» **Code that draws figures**
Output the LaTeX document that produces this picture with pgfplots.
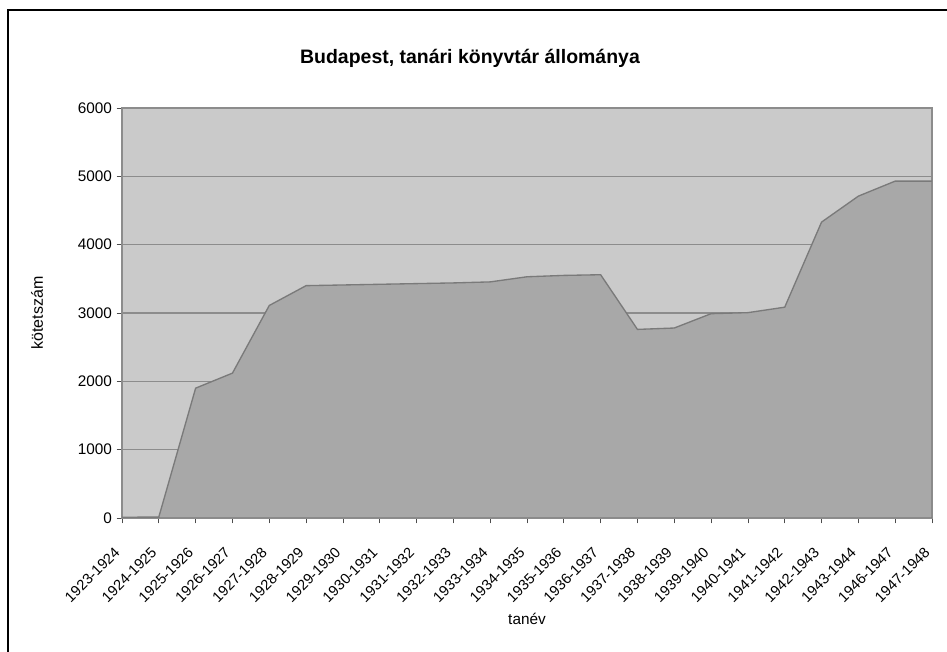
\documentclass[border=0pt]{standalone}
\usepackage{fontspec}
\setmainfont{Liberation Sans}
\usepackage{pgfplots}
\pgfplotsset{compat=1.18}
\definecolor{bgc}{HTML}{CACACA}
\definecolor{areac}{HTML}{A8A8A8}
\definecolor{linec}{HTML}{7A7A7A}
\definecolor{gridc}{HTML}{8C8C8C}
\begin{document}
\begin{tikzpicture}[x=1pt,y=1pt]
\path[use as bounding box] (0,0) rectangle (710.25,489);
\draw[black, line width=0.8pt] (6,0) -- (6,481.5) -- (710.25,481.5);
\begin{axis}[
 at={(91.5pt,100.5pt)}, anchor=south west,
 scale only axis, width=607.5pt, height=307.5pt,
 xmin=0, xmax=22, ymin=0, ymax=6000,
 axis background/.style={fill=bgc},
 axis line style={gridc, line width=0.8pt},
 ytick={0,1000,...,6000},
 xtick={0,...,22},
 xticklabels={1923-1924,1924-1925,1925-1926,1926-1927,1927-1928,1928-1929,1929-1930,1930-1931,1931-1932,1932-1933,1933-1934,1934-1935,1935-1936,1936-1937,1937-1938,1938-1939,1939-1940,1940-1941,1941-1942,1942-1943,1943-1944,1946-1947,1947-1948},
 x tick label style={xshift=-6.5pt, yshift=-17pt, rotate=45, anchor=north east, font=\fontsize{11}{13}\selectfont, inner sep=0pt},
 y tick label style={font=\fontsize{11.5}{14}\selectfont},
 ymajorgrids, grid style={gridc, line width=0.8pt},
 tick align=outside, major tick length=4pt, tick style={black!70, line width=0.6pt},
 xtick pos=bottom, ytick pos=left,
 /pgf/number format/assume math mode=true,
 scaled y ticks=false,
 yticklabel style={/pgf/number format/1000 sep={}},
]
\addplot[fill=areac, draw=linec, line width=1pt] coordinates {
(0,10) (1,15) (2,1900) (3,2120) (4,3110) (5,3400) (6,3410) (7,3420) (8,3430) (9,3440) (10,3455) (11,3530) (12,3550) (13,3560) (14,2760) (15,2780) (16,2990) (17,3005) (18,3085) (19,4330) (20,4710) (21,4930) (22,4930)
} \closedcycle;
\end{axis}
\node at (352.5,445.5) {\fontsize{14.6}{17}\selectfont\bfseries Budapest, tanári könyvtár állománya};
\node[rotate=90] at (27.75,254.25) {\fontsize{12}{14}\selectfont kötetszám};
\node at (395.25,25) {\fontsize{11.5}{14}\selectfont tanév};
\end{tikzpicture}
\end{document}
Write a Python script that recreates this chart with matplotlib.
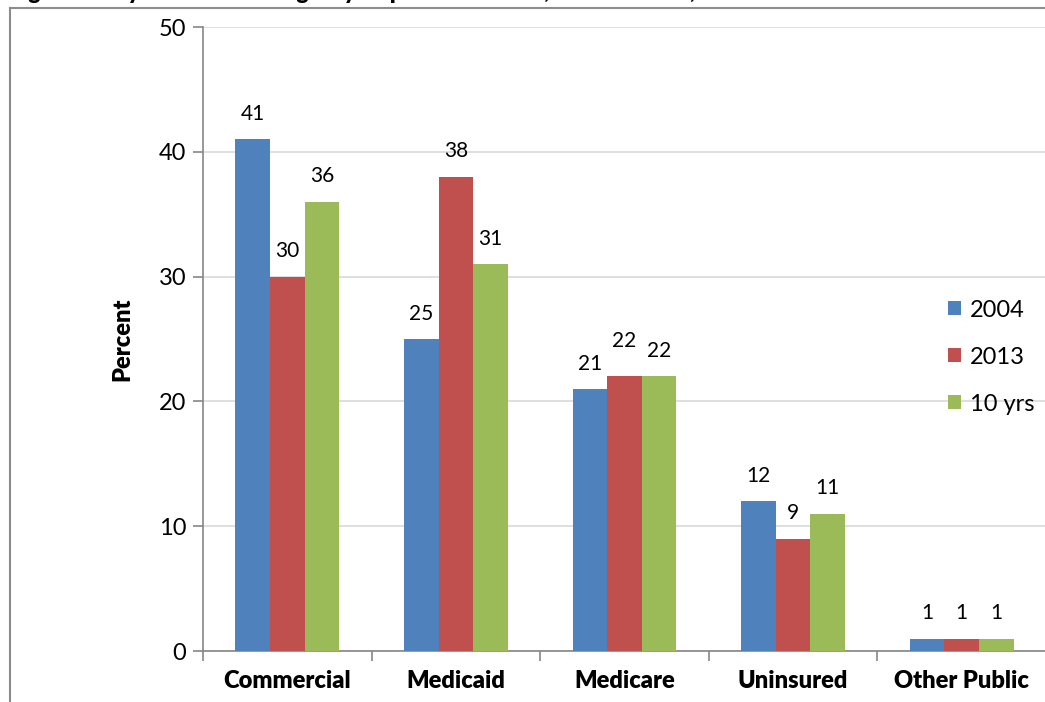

» **Work to complete**
Note every line above where the string "with" shows up, and copy those lines.

» **The response**
Output the LaTeX document that produces this picture with pgfplots.
Write a Python script that recreates this chart with matplotlib.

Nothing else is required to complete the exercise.